Proatividade. Notas vão para segundo plano

Apesar de tudo isto, “nenhuma HSBC vai ter com o aluno e diz-lhe: ‘Vem trabalhar comigo'”, salienta Inês Cunha. “É preciso ser-se muito proativo (…) nada cai no colo”, acrescenta. No seu caso, a proatividade teve a ver com a procura de um estágio de verão, mas, no fundo, o que realmente marca a diferença, para a jovem, é “começar à procura mal se entra na faculdade”. “A maioria dos estudantes só se preocupa com o trabalho no final do curso. Acho importantíssimo garantir um futuro ainda antes de acabar o curso”, diz.

E, ao contrário do que se possa pensar, as notas começam a adquirir uma importância cada vez menor na altura do recrutamento. “Muitas empresas começam a eliminar as notas para filtrar os candidatos. Mercados pioneiros, como o Reino Unido e a Alemanha, estão definitivamente a usar cada vez menos as notas como critério [de seleção]”, explica Julie Eracleous.

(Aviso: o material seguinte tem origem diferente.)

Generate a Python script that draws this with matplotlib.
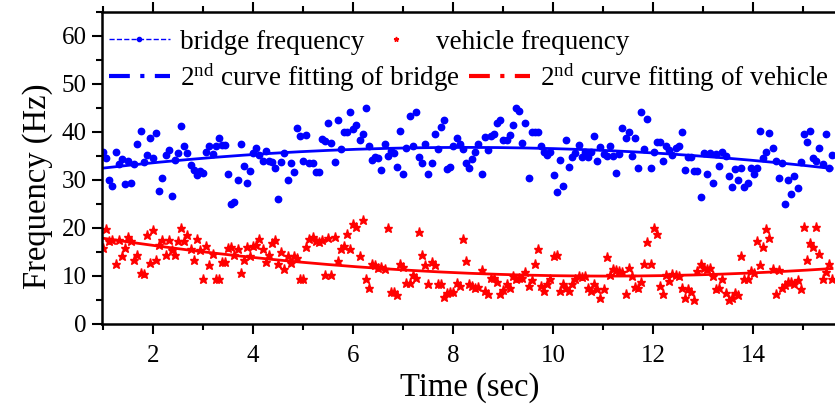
import numpy as np
import matplotlib
matplotlib.use("Agg")
import matplotlib.pyplot as plt
from matplotlib.lines import Line2D
from matplotlib.ticker import MultipleLocator

plt.rcParams['font.family'] = ['Liberation Serif', 'DejaVu Serif']
plt.rcParams['mathtext.fontset'] = 'custom'
plt.rcParams['mathtext.rm'] = 'Liberation Serif'
plt.rcParams['mathtext.it'] = 'Liberation Serif:italic'

# measured frequencies (Hz), sampled evenly from t = 1.0 s to t = 15.58 s
bridge_freq = [
    35.8, 34.5, 30.1, 28.8, 35.9, 33.3, 34.3, 29.1, 34.0, 29.4, 33.3, 37.4, 40.2, 33.8, 35.3,
    38.7, 34.6, 39.8, 27.8, 30.4, 35.3, 36.3, 26.7, 34.1, 35.6, 41.2, 37.1, 35.7, 33.2, 32.0,
    31.1, 31.8, 31.5, 35.9, 37.0, 35.5, 37.1, 38.7, 37.3, 37.3, 31.3, 25.0, 25.5, 29.9, 37.4,
    32.9, 29.4, 31.8, 35.7, 36.7, 35.2, 34.0, 36.0, 33.9, 33.7, 32.6, 26.1, 33.8, 35.6, 30.0,
    33.6, 31.6, 40.8, 39.1, 33.9, 39.4, 33.6, 33.5, 31.6, 31.6, 38.5, 38.2, 41.8, 37.8, 33.8,
    42.5, 36.5, 40.1, 39.9, 44.1, 40.7, 41.5, 38.4, 39.5, 44.9, 37.1, 34.1, 34.8, 34.6, 32.0,
    37.4, 34.9, 36.0, 35.6, 32.8, 40.3, 31.2, 36.6, 43.3, 37.1, 44.1, 34.7, 33.6, 37.4, 31.2,
    33.6, 39.5, 36.4, 41.0, 42.5, 32.3, 32.8, 37.1, 38.7, 37.4, 36.5, 33.6, 32.4,
    34.4, 35.8, 37.6, 31.2, 39.0, 36.3, 39.1, 39.5, 41.8, 42.5, 38.3, 38.3, 39.4, 41.5, 44.9,
    44.4, 37.8, 41.8, 30.5, 39.9, 40.1, 40.0, 37.1, 35.8, 35.2, 35.8, 31.0, 27.4, 34.2, 28.7,
    38.3, 32.8, 34.8, 35.6, 37.3, 34.8, 35.8, 34.8, 35.9, 39.1, 34.0, 36.9, 35.5, 35.1, 37.1,
    34.9, 31.5, 35.5, 40.9, 38.7, 40.1, 35.1, 38.7, 32.5, 44.1, 36.5, 42.8, 32.5,
    35.8, 38.0, 38.0, 34.0, 37.0, 36.3, 35.3, 36.6, 37.1, 40.1, 32.1, 34.8, 34.7, 31.9, 31.9,
    26.4, 35.7, 31.2, 35.7, 29.3, 35.5, 32.9, 35.9, 35.0, 30.8, 28.5, 32.3, 29.9, 32.6, 28.5,
    29.3, 32.6, 31.3, 32.6, 40.2, 34.5, 35.8, 39.7, 36.6, 34.0, 30.4, 33.6, 24.9, 29.9, 27.1,
    30.9, 28.3, 33.8, 39.5, 37.9, 40.2, 34.5, 34.0, 36.6, 33.4, 39.5, 32.4, 35.2,
]

vehicle_freq = [
    15.8, 19.7, 17.2, 17.4, 12.4, 17.6, 14.2, 15.8, 18.1, 17.2, 13.3, 14.3, 10.6, 10.4, 18.5,
    12.8, 19.5, 13.3, 16.5, 17.6, 14.4, 17.6, 15.5, 14.3, 17.2, 20.0, 17.2, 18.5, 15.7, 13.3,
    17.8, 15.5, 9.4, 16.3, 12.2, 14.5, 9.4, 9.4, 13.0, 13.0, 15.9, 16.0, 14.4, 15.7, 10.6,
    13.4, 16.0, 14.2, 16.3, 16.5, 17.8, 15.6, 13.0, 14.3, 16.9, 17.4, 12.6, 15.1, 11.5,
    14.1, 12.8, 14.1, 13.8, 9.4, 9.4, 16.0, 17.8, 18.2, 17.2, 17.1, 17.6, 10.3, 17.9, 10.3,
    18.2, 13.1, 15.6, 16.3, 18.7, 15.6, 20.8, 20.2, 14.1, 21.7, 9.4, 7.4, 12.4, 12.2, 11.7,
    11.8, 11.4, 20.1, 6.7, 6.7, 6.0, 12.4, 11.9, 8.6, 8.6, 10.2, 9.6, 19.2, 14.3, 12.3,
    8.3, 13.0, 12.2, 8.3, 8.3, 5.6, 6.4, 6.7, 6.7, 8.6, 7.9, 17.8, 13.1,
    8.3, 8.0, 7.6, 7.8, 11.3, 6.9, 6.3, 9.6, 9.6, 8.8, 6.3, 7.1, 8.3, 7.6, 10.1,
    9.3, 9.6, 9.5, 10.9, 8.0, 9.2, 12.6, 15.6, 7.9, 6.8, 8.3, 9.4, 14.1, 14.4, 6.8,
    8.4, 7.5, 6.8, 8.4, 9.4, 10.1, 9.8, 9.9, 7.5, 6.8, 8.3, 7.3, 5.4, 7.3, 14.0,
    10.2, 11.4, 11.3, 11.0, 10.9, 6.3, 11.7, 10.1, 7.7, 7.5, 8.7, 12.4, 17.1,
    12.4, 19.9, 18.7, 8.0, 6.3, 10.3, 9.0, 10.4, 10.2, 9.9, 7.4, 5.5, 7.3, 6.7, 4.9,
    11.0, 12.6, 11.6, 11.5, 11.6, 9.9, 7.2, 7.4, 9.4, 6.4, 5.1, 5.4, 6.4, 6.0, 14.1,
    9.4, 9.4, 11.0, 10.6, 17.2, 12.3, 16.0, 19.7, 18.0, 11.5, 6.3, 11.3, 7.4, 8.1, 8.8,
    8.8, 8.3, 9.1, 7.3, 20.2, 13.4, 16.8, 16.0, 20.2, 14.5, 9.4, 10.9, 12.4, 9.4,
]

t_start, t_end = 1.0, 15.58
t_bridge = np.linspace(t_start, t_end, len(bridge_freq))
t_vehicle = np.linspace(t_start, t_end, len(vehicle_freq))

# 2nd order polynomial fits
fit_bridge = np.polyval(np.polyfit(t_bridge, bridge_freq, 2), t_bridge)
fit_vehicle = np.polyval(np.polyfit(t_vehicle, vehicle_freq, 2), t_vehicle)

blue = '#0000FF'
red = '#FF0000'

fig = plt.figure(figsize=(8.35, 4.05), dpi=100)
ax = fig.add_axes([102 / 835, 81 / 405, 735 / 835, 312 / 405])

ax.plot(t_bridge, bridge_freq, ls='none', marker='o', ms=4.6, color=blue, mec=blue)
ax.plot(t_vehicle, vehicle_freq, ls='none', marker='*', ms=6.5, color=red, mec=red)
ax.plot(t_bridge, fit_bridge, color=blue, lw=2)
ax.plot(t_vehicle, fit_vehicle, color=red, lw=2)

ax.set_xlim(0.98, 15.68)
ax.set_ylim(0, 65)
ax.xaxis.set_major_locator(MultipleLocator(2))
ax.xaxis.set_minor_locator(MultipleLocator(1))
ax.yaxis.set_minor_locator(MultipleLocator(5))
ax.set_yticks([0, 10, 20, 30, 40, 50, 60])
ax.tick_params(which='major', direction='out', length=7, width=1.5, labelsize=18, pad=4)
ax.tick_params(axis='x', which='major', pad=8)
ax.tick_params(which='minor', direction='out', length=4, width=1.5)
ax.tick_params(which='both', top=True, labeltop=False)
for s in ax.spines.values():
    s.set_linewidth(1.8)
ax.spines['right'].set_visible(False)

ax.set_xlabel('Time (sec)', fontsize=23.5, labelpad=4)
ax.set_ylabel('Frequency (Hz)', fontsize=23.5)
ax.yaxis.set_label_coords(-0.066, 0.44)

dashdot = (0, (5, 2.5, 1, 2.5))
row1 = [
    Line2D([], [], color=blue, ls='--', lw=1, marker='o', ms=3),
    Line2D([], [], color=red, ls='none', marker='*', ms=3.5),
]
row2 = [
    Line2D([], [], color=blue, ls=dashdot, lw=3),
    Line2D([], [], color=red, ls=dashdot, lw=3),
]
leg_kw = dict(ncol=2, loc='upper left', frameon=False, fontsize=19.5,
              handlelength=2.25, handletextpad=0.37, borderaxespad=0, borderpad=0.25)
leg1 = ax.legend(row1, ['bridge frequency', 'vehicle frequency'],
                 bbox_to_anchor=(0.0, 0.965), columnspacing=0.05, **leg_kw)
ax.add_artist(leg1)
ax.legend(row2, ['2$^{\\mathrm{nd}}$ curve fitting of bridge', '2$^{\\mathrm{nd}}$ curve fitting of vehicle'],
          bbox_to_anchor=(0.0, 0.863), columnspacing=0.35, **leg_kw)

fig.savefig('out.png', dpi=100)
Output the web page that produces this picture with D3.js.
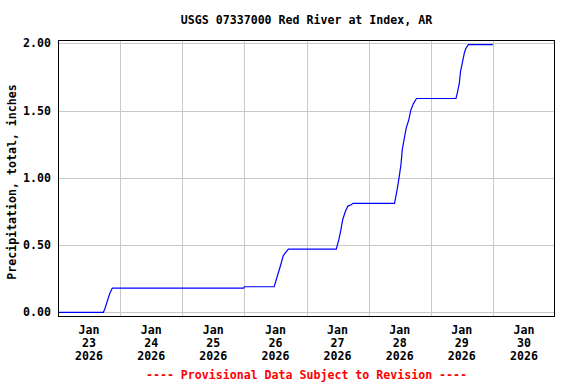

Obviamente que um bom aluno é muito bom a fazer exames, mas, na prática, o dia-a-dia das empresas não é fazer exames.

Luís Caldas de Oliveira

Vice-presidente do Técnico para o empreendedorismo e ligações empresariais

A Universidade Católica faz a mesma leitura. Ainda que várias empresas continuem a definir uma nota mínima para os alunos serem convidados a fazer parte dos processos de recrutamento, depois de entrarem no processo, já não é tanto a nota que interessa. “As empresas valorizam muito se o aluno fez estágios, intercâmbio ou teve atividades extracurriculares”, refere Maria João Santos, head of careers and talent da Católica Lisbon School of Business & Economics.

Luís Caldas de Oliveira considera que há um problema muito grave na nossa sociedade. “Desde o quarto ano que os pais dizem às crianças que têm de ter boas notas para entrar na universidade. Depois, na universidade, os alunos pensam que têm de ter as melhores notas. Obviamente que um bom aluno é muito bom a fazer exames, mas, na prática, o dia-a-dia das empresas não é fazer exames”, afirma.